» Exercise instructions:
Sort through the data and copy the lines holding the word "file".

» Listing:
§

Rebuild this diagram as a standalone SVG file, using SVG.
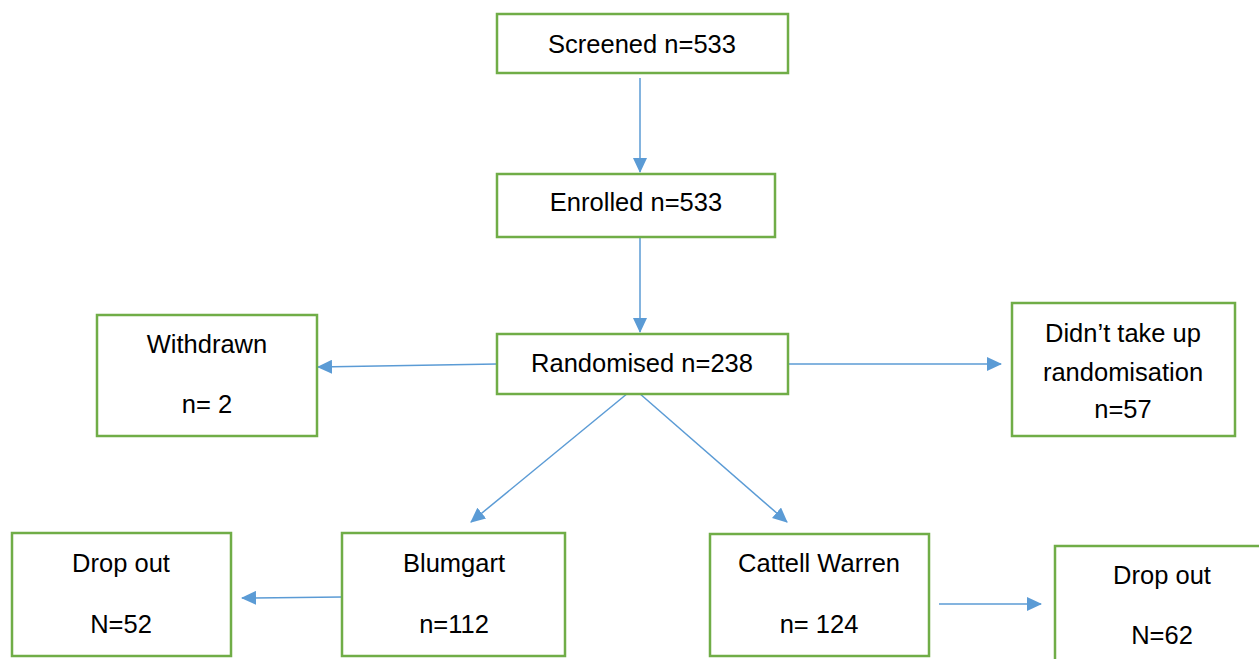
<svg xmlns="http://www.w3.org/2000/svg" width="1259" height="659" viewBox="0 0 1259 659">
<defs>
<style>
.box{fill:#fff;stroke:#70AD47;stroke-width:2.5}
.t{font-family:"Liberation Sans",Arial,sans-serif;font-size:25.5px;fill:#000;text-anchor:middle}
.c{stroke:#5B9BD5;stroke-width:1.5;fill:none;marker-end:url(#ah)}
</style>
<marker id="ah" viewBox="0 0 15 14" refX="14" refY="7" markerWidth="15" markerHeight="14" markerUnits="userSpaceOnUse" orient="auto">
<path d="M0,0 L15,7 L0,14 Z" fill="#5B9BD5"/>
</marker>
</defs>
<rect width="1259" height="659" fill="#fff"/>
<g id="connectors">
<line class="c" x1="640" y1="78" x2="640" y2="172"/>
<line class="c" x1="640" y1="238" x2="640" y2="332"/>
<line class="c" x1="497" y1="364" x2="318" y2="367"/>
<line class="c" x1="788" y1="364" x2="1001" y2="364"/>
<line class="c" x1="628" y1="393" x2="471" y2="522"/>
<line class="c" x1="639" y1="393" x2="787" y2="522"/>
<line class="c" x1="342" y1="597" x2="242" y2="598"/>
<line class="c" x1="939" y1="604" x2="1041" y2="604"/>
</g>
<g id="screened">
<rect class="box" x="497" y="14" width="291" height="59"/>
<text class="t" x="642" y="53">Screened n=533</text>
</g>
<g id="enrolled">
<rect class="box" x="497" y="174" width="278" height="63"/>
<text class="t" x="636" y="211">Enrolled n=533</text>
</g>
<g id="randomised">
<rect class="box" x="497" y="334" width="291" height="60"/>
<text class="t" x="642" y="372">Randomised n=238</text>
</g>
<g id="withdrawn">
<rect class="box" x="97" y="315" width="220" height="121"/>
<text class="t" x="207" y="353">Withdrawn</text>
<text class="t" x="207" y="413">n= 2</text>
</g>
<g id="didnt">
<rect class="box" x="1012" y="303" width="223" height="133"/>
<text class="t" x="1123" y="342">Didn’t take up</text>
<text class="t" x="1123" y="381">randomisation</text>
<text class="t" x="1123" y="418">n=57</text>
</g>
<g id="dropout-left">
<rect class="box" x="12" y="533" width="219" height="123"/>
<text class="t" x="121" y="572">Drop out</text>
<text class="t" x="121" y="633">N=52</text>
</g>
<g id="blumgart">
<rect class="box" x="342" y="533" width="223" height="123"/>
<text class="t" x="454" y="572">Blumgart</text>
<text class="t" x="454" y="633">n=112</text>
</g>
<g id="cattell">
<rect class="box" x="710" y="534" width="219" height="122"/>
<text class="t" x="819" y="572">Cattell Warren</text>
<text class="t" x="819" y="633">n= 124</text>
</g>
<g id="dropout-right">
<rect class="box" x="1055" y="546" width="215" height="130"/>
<text class="t" x="1162" y="584">Drop out</text>
<text class="t" x="1162" y="644">N=62</text>
</g>
</svg>
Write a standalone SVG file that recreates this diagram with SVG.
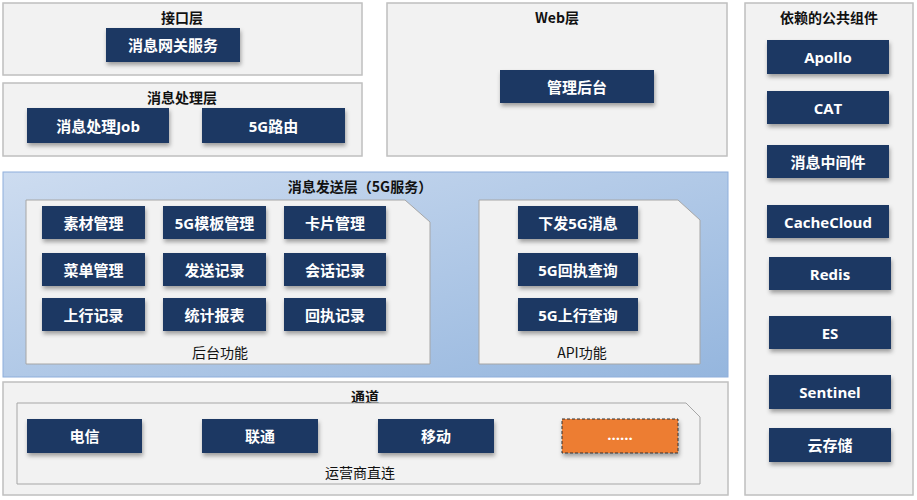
<svg xmlns="http://www.w3.org/2000/svg" width="917" height="500" viewBox="0 0 917 500">
<defs>
<linearGradient id="bg" x1="0" y1="0" x2="1" y2="1"><stop offset="0" stop-color="#cddcf0"/><stop offset="1" stop-color="#95b6de"/></linearGradient>
<filter id="sh" x="-10%" y="-10%" width="130%" height="150%"><feDropShadow dx="1" dy="3" stdDeviation="2" flood-color="#000" flood-opacity="0.35"/></filter>
</defs>
<style>
.panel{fill:#f2f2f2;stroke:#bfbfbf;stroke-width:1.5}
.inner{fill:#f2f2f2;stroke:#a6a6a6;stroke-width:1}
.btn{fill:#1f3864;filter:url(#sh)}
.bt{fill:#fff;font-family:"Open Sans","Noto Sans CJK SC",sans-serif;font-weight:bold;font-size:15px;text-anchor:middle;dominant-baseline:central}
.tt{fill:#111;font-family:"Noto Sans CJK SC",sans-serif;font-weight:bold;font-size:14px;text-anchor:middle;dominant-baseline:central}
.lb{fill:#111;font-family:"Noto Sans CJK SC",sans-serif;font-size:14px;text-anchor:middle;dominant-baseline:central}
</style>
<rect width="917" height="500" fill="#fff"/>
<g id="connectors"/>
<g id="interface">
<rect class="panel" x="3" y="3" width="359" height="72"/>
<text class="tt" x="182" y="17">接口层</text>
<rect class="btn" x="106" y="28" width="134" height="34"/><text class="bt" x="173" y="45">消息网关服务</text>
</g>
<g id="process">
<rect class="panel" x="3" y="83" width="359" height="73"/>
<text class="tt" x="182" y="97">消息处理层</text>
<rect class="btn" x="27" y="108" width="142" height="35"/><text class="bt" x="98" y="125.5">消息处理Job</text>
<rect class="btn" x="202" y="108" width="143" height="35"/><text class="bt" x="273.5" y="125.5">5G路由</text>
</g>
<g id="web">
<rect class="panel" x="387" y="3" width="340" height="153"/>
<text class="tt" x="557" y="17">Web层</text>
<rect class="btn" x="500" y="70" width="154" height="33"/><text class="bt" x="577" y="86.5">管理后台</text>
</g>
<g id="common">
<rect class="panel" x="745" y="3" width="168" height="492"/>
<text class="tt" x="829" y="17">依赖的公共组件</text>
<rect class="btn" x="767" y="40" width="122" height="34"/><text class="bt" x="828" y="57">Apollo</text>
<rect class="btn" x="767" y="91" width="122" height="33"/><text class="bt" x="828" y="107.5">CAT</text>
<rect class="btn" x="767" y="145" width="122" height="33"/><text class="bt" x="828" y="161.5">消息中间件</text>
<rect class="btn" x="767" y="205" width="122" height="33"/><text class="bt" x="828" y="221.5">CacheCloud</text>
<rect class="btn" x="769" y="257" width="122" height="33"/><text class="bt" x="830" y="273.5">Redis</text>
<rect class="btn" x="769" y="316" width="122" height="33"/><text class="bt" x="830" y="332.5">ES</text>
<rect class="btn" x="769" y="375" width="122" height="34"/><text class="bt" x="830" y="392">Sentinel</text>
<rect class="btn" x="769" y="428" width="122" height="34"/><text class="bt" x="830" y="445">云存储</text>
</g>
<g id="send">
<rect x="3" y="172" width="725" height="205" fill="url(#bg)" stroke="#8eaedb" stroke-width="1"/>
<text class="tt" x="360" y="186">消息发送层（5G服务）</text>
<path class="inner" d="M26 200H405L430 222V364H26Z"/>
<rect class="btn" x="42" y="206" width="103" height="33"/><text class="bt" x="93.5" y="222.5">素材管理</text>
<rect class="btn" x="163" y="206" width="103" height="33"/><text class="bt" x="214.5" y="222.5">5G模板管理</text>
<rect class="btn" x="284" y="206" width="102" height="33"/><text class="bt" x="335" y="222.5">卡片管理</text>
<rect class="btn" x="42" y="253" width="103" height="33"/><text class="bt" x="93.5" y="269.5">菜单管理</text>
<rect class="btn" x="163" y="253" width="103" height="33"/><text class="bt" x="214.5" y="269.5">发送记录</text>
<rect class="btn" x="284" y="253" width="102" height="33"/><text class="bt" x="335" y="269.5">会话记录</text>
<rect class="btn" x="42" y="298" width="103" height="33"/><text class="bt" x="93.5" y="314.5">上行记录</text>
<rect class="btn" x="163" y="298" width="103" height="33"/><text class="bt" x="214.5" y="314.5">统计报表</text>
<rect class="btn" x="284" y="298" width="102" height="33"/><text class="bt" x="335" y="314.5">回执记录</text>
<text class="lb" x="220" y="352">后台功能</text>
<path class="inner" d="M479 200H678L700 220V364H479Z"/>
<rect class="btn" x="518" y="206" width="120" height="33"/><text class="bt" x="578" y="222.5">下发5G消息</text>
<rect class="btn" x="518" y="253" width="120" height="33"/><text class="bt" x="578" y="269.5">5G回执查询</text>
<rect class="btn" x="518" y="298" width="120" height="33"/><text class="bt" x="578" y="314.5">5G上行查询</text>
<text class="lb" x="582" y="352">API功能</text>
</g>
<g id="channel">
<rect class="panel" x="3" y="382" width="725" height="113"/>
<text class="tt" x="365" y="396">通道</text>
<path class="inner" d="M17 403H686L700 417V484H17Z"/>
<rect class="btn" x="27" y="419" width="115" height="34"/><text class="bt" x="84.5" y="436">电信</text>
<rect class="btn" x="202" y="419" width="116" height="34"/><text class="bt" x="260" y="436">联通</text>
<rect class="btn" x="378" y="419" width="116" height="34"/><text class="bt" x="436" y="436">移动</text>
<rect x="562" y="419" width="116" height="34" fill="#ed7d31" stroke="#333" stroke-width="1" stroke-dasharray="3,2" filter="url(#sh)"/><text class="bt" x="620" y="434" font-size="12">......</text>
<text class="lb" x="360" y="472">运营商直连</text>
</g>
</svg>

§

» Answer for this exercise:
Rebuild this diagram as a standalone SVG file, using SVG.
Write a standalone SVG file that recreates this diagram with SVG.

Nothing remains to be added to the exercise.